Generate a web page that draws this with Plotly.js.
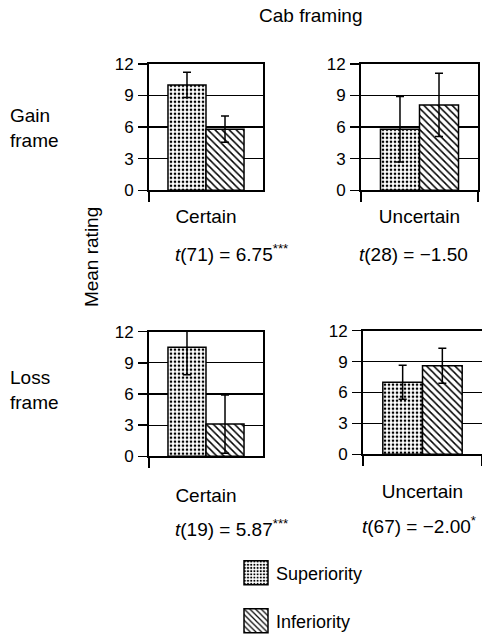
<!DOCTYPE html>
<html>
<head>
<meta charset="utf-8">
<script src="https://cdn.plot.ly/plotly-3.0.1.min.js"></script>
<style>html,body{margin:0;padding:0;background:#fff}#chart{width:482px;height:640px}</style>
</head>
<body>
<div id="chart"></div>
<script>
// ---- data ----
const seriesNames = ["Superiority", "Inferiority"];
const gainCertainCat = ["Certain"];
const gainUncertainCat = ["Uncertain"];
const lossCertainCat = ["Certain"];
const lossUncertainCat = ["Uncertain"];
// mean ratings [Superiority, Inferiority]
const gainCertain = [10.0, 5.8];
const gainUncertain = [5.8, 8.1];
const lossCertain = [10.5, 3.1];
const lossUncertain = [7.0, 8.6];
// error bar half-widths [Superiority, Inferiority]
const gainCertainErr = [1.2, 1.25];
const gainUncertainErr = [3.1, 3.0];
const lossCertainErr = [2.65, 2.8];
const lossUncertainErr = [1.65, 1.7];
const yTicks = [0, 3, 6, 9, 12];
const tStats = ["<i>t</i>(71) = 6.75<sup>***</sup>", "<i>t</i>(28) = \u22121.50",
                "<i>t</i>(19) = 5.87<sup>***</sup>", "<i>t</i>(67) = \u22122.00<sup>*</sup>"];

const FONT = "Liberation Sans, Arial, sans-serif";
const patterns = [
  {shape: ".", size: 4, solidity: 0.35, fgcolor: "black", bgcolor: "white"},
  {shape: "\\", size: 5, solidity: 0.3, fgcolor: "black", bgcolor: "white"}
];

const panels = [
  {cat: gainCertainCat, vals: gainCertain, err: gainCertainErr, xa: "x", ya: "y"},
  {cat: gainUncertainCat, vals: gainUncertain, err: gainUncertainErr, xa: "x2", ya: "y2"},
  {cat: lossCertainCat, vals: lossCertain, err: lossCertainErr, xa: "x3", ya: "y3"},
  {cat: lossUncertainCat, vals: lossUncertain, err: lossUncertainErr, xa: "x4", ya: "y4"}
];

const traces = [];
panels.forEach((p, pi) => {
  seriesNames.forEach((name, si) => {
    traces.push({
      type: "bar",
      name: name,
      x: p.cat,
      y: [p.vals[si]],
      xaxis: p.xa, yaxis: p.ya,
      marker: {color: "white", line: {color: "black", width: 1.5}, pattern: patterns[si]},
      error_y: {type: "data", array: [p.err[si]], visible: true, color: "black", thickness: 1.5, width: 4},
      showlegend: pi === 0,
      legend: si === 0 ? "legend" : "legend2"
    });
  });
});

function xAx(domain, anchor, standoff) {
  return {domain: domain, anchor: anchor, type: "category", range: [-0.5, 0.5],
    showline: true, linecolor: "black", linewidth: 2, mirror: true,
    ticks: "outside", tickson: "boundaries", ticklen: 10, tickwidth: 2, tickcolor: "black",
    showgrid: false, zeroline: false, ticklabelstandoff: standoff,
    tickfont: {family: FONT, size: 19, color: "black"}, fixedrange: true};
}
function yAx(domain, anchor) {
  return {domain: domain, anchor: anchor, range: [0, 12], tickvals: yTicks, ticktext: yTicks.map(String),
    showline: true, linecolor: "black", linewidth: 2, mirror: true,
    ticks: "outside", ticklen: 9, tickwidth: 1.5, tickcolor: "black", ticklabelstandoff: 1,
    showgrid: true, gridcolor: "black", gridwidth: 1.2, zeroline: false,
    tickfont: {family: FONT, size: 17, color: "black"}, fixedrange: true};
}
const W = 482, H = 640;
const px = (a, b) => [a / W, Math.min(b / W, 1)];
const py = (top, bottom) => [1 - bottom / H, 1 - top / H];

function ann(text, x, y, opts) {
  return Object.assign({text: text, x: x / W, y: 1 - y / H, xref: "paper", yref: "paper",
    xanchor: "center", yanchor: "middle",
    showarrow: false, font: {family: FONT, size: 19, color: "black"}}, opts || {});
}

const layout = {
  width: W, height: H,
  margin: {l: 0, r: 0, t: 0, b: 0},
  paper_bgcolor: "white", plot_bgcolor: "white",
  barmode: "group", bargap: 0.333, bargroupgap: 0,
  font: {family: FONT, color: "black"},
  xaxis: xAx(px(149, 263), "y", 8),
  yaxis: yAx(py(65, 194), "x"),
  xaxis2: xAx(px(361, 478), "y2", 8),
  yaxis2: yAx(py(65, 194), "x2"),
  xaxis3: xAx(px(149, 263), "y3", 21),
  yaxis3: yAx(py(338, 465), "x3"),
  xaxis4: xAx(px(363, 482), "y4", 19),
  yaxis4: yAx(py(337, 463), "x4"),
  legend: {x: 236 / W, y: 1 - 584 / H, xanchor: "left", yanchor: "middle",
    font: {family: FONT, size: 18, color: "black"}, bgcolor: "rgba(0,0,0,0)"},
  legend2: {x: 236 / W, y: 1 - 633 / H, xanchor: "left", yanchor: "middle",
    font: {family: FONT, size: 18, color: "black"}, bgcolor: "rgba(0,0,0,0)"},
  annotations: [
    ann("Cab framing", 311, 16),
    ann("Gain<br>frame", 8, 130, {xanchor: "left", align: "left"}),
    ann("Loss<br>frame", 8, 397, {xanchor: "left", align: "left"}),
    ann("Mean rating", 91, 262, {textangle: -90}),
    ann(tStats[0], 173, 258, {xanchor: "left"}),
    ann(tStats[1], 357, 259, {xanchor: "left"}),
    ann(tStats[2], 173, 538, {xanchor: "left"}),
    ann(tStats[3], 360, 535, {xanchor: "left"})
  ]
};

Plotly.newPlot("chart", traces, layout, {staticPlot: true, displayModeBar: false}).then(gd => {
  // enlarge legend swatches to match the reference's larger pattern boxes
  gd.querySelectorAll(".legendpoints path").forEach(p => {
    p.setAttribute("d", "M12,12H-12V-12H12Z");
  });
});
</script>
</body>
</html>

**Your goal**.
Your copy of the data above should match it exactly, except that pictures are left out.

**Task result**.
Generate a web page that draws this with Plotly.js.
<!DOCTYPE html>
<html>
<head>
<meta charset="utf-8">
<script src="https://cdn.plot.ly/plotly-3.0.1.min.js"></script>
<style>html,body{margin:0;padding:0;background:#fff}#chart{width:482px;height:640px}</style>
</head>
<body>
<div id="chart"></div>
<script>
// ---- data ----
const seriesNames = ["Superiority", "Inferiority"];
const gainCertainCat = ["Certain"];
const gainUncertainCat = ["Uncertain"];
const lossCertainCat = ["Certain"];
const lossUncertainCat = ["Uncertain"];
// mean ratings [Superiority, Inferiority]
const gainCertain = [10.0, 5.8];
const gainUncertain = [5.8, 8.1];
const lossCertain = [10.5, 3.1];
const lossUncertain = [7.0, 8.6];
// error bar half-widths [Superiority, Inferiority]
const gainCertainErr = [1.2, 1.25];
const gainUncertainErr = [3.1, 3.0];
const lossCertainErr = [2.65, 2.8];
const lossUncertainErr = [1.65, 1.7];
const yTicks = [0, 3, 6, 9, 12];
const tStats = ["<i>t</i>(71) = 6.75<sup>***</sup>", "<i>t</i>(28) = \u22121.50",
                "<i>t</i>(19) = 5.87<sup>***</sup>", "<i>t</i>(67) = \u22122.00<sup>*</sup>"];

const FONT = "Liberation Sans, Arial, sans-serif";
const patterns = [
  {shape: ".", size: 4, solidity: 0.35, fgcolor: "black", bgcolor: "white"},
  {shape: "\\", size: 5, solidity: 0.3, fgcolor: "black", bgcolor: "white"}
];

const panels = [
  {cat: gainCertainCat, vals: gainCertain, err: gainCertainErr, xa: "x", ya: "y"},
  {cat: gainUncertainCat, vals: gainUncertain, err: gainUncertainErr, xa: "x2", ya: "y2"},
  {cat: lossCertainCat, vals: lossCertain, err: lossCertainErr, xa: "x3", ya: "y3"},
  {cat: lossUncertainCat, vals: lossUncertain, err: lossUncertainErr, xa: "x4", ya: "y4"}
];

const traces = [];
panels.forEach((p, pi) => {
  seriesNames.forEach((name, si) => {
    traces.push({
      type: "bar",
      name: name,
      x: p.cat,
      y: [p.vals[si]],
      xaxis: p.xa, yaxis: p.ya,
      marker: {color: "white", line: {color: "black", width: 1.5}, pattern: patterns[si]},
      error_y: {type: "data", array: [p.err[si]], visible: true, color: "black", thickness: 1.5, width: 4},
      showlegend: pi === 0,
      legend: si === 0 ? "legend" : "legend2"
    });
  });
});

function xAx(domain, anchor, standoff) {
  return {domain: domain, anchor: anchor, type: "category", range: [-0.5, 0.5],
    showline: true, linecolor: "black", linewidth: 2, mirror: true,
    ticks: "outside", tickson: "boundaries", ticklen: 10, tickwidth: 2, tickcolor: "black",
    showgrid: false, zeroline: false, ticklabelstandoff: standoff,
    tickfont: {family: FONT, size: 19, color: "black"}, fixedrange: true};
}
function yAx(domain, anchor) {
  return {domain: domain, anchor: anchor, range: [0, 12], tickvals: yTicks, ticktext: yTicks.map(String),
    showline: true, linecolor: "black", linewidth: 2, mirror: true,
    ticks: "outside", ticklen: 9, tickwidth: 1.5, tickcolor: "black", ticklabelstandoff: 1,
    showgrid: true, gridcolor: "black", gridwidth: 1.2, zeroline: false,
    tickfont: {family: FONT, size: 17, color: "black"}, fixedrange: true};
}
const W = 482, H = 640;
const px = (a, b) => [a / W, Math.min(b / W, 1)];
const py = (top, bottom) => [1 - bottom / H, 1 - top / H];

function ann(text, x, y, opts) {
  return Object.assign({text: text, x: x / W, y: 1 - y / H, xref: "paper", yref: "paper",
    xanchor: "center", yanchor: "middle",
    showarrow: false, font: {family: FONT, size: 19, color: "black"}}, opts || {});
}

const layout = {
  width: W, height: H,
  margin: {l: 0, r: 0, t: 0, b: 0},
  paper_bgcolor: "white", plot_bgcolor: "white",
  barmode: "group", bargap: 0.333, bargroupgap: 0,
  font: {family: FONT, color: "black"},
  xaxis: xAx(px(149, 263), "y", 8),
  yaxis: yAx(py(65, 194), "x"),
  xaxis2: xAx(px(361, 478), "y2", 8),
  yaxis2: yAx(py(65, 194), "x2"),
  xaxis3: xAx(px(149, 263), "y3", 21),
  yaxis3: yAx(py(338, 465), "x3"),
  xaxis4: xAx(px(363, 482), "y4", 19),
  yaxis4: yAx(py(337, 463), "x4"),
  legend: {x: 236 / W, y: 1 - 584 / H, xanchor: "left", yanchor: "middle",
    font: {family: FONT, size: 18, color: "black"}, bgcolor: "rgba(0,0,0,0)"},
  legend2: {x: 236 / W, y: 1 - 633 / H, xanchor: "left", yanchor: "middle",
    font: {family: FONT, size: 18, color: "black"}, bgcolor: "rgba(0,0,0,0)"},
  annotations: [
    ann("Cab framing", 311, 16),
    ann("Gain<br>frame", 8, 130, {xanchor: "left", align: "left"}),
    ann("Loss<br>frame", 8, 397, {xanchor: "left", align: "left"}),
    ann("Mean rating", 91, 262, {textangle: -90}),
    ann(tStats[0], 173, 258, {xanchor: "left"}),
    ann(tStats[1], 357, 259, {xanchor: "left"}),
    ann(tStats[2], 173, 538, {xanchor: "left"}),
    ann(tStats[3], 360, 535, {xanchor: "left"})
  ]
};

Plotly.newPlot("chart", traces, layout, {staticPlot: true, displayModeBar: false}).then(gd => {
  // enlarge legend swatches to match the reference's larger pattern boxes
  gd.querySelectorAll(".legendpoints path").forEach(p => {
    p.setAttribute("d", "M12,12H-12V-12H12Z");
  });
});
</script>
</body>
</html>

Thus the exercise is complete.